レンツォやルチーアや、聖人としか言えないクリストフォーロ神父やボルトロメーオ枢機卿よりも、脇役悪役のアッポンディーオやペルペートゥア、ジェルトルーデの方に生き生きと血が通っているように思えて、彼らの登場する場面だとページが進みました。

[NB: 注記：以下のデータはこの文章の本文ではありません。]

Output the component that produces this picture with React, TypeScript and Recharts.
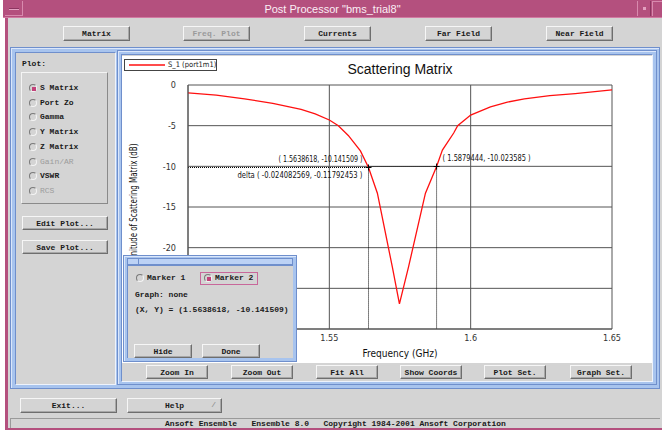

自分も含めて人間の愚かさを痛感するこの頃ですが、17世紀ミラーノの人々に出会えたことは自粛生活の小さな成果かなと思います。

7月例会はオンラインで行われ、13人の参加でした。
完読した人で「つまらない、面白くない」という感想がなかったことが推薦者としては望外のうれしさでした。

それぞれの感想として、
☆ レンツォとルチーアが魅力的でなく、ほかの人の方が現代にも通じる面白さがある。
☆ 群像劇である。
☆ 塗屋とは面白い存在。
☆ パン騒動や外国人排斥など、トランプ、安倍を連想した。
☆ 善悪の役どころの掻き分けが上手い。
☆ 挿絵が効果的に使われていて、風俗習慣紹介の紀行文のようだ。
☆ 当時の風俗を楽しんだが、手元に資料があったらよかったなー。
☆ 司祭、神父の違いが判らない。
☆ オペラ『リゴレット』を思い出した。当時はこんなことは当たり前だったのか?
☆ 神との契約の重さが理解しにくい。日本の願掛けや〇〇断ちと同じなのか?
☆ 小悪人の登場で面白くなって一気読み。
☆ ジェルトルーデが印象に残った。←これは複数の人に共通。
☆ 神の存在の重要性を感じた。
☆ 19世紀の人が200年前を書くのは今の作家が江戸時代を書くようなものか。
☆ 丸谷才一の解説が良かった。
☆ キリスト教の倫理道徳観がわかりづらい。
☆ ルチーアがすぐ気絶したり泣いたりぐずぐずしているのに母親になったら堂々と自分の意見を言うのは面白い。
☆ 神と俗人との距離の取り方が面白く、スペイン戯曲とも共通するとことがある。
☆ 訳が上手いことに感動した。
☆ 市井の庶民を描いているのが良い。
☆ 当時でも城壁のすぐ外に隔離病棟があったのはすごい。
☆ 読んでいないが、ダンテの『新曲』を昔読んだ。神との契約が絶対的というのは現代の欧米でも通用するところがある。
☆村の若者が結婚に至る迄の間に暴君領主や改心する悪党の大将、キリスト教精神の素晴しさ、神父の役割の大きさなど世界が大きく広がり、読みごたえがあった。ラストは出来すぎかなと思ったが、大作には違いない。
☆(読まない人)みんな、読むの大変だったねー!

講師からは
参加者はみなそれぞれディテールを読み込んで感想を語っている。
作者マンゾーニはイタリア統一の恩人とされており、「歴史が選んだ作家である」ということができるのだ。
この作品は始まりと結びが呼応する構成になっており、風土、風景、血縁が冒頭から大変よく描けている。主人公の立脚点がすぐにわかり、追い詰められていく様子は面白い。恋愛を横軸に歴史を縦軸にきちんと描き分けているのがこの作品の素晴らしさと言える。

という渾身のお話しだったのですが、ここで私のパソコンがフリーズ!
一番おいしいところはお伝えできてないかもしれずごめんなさい。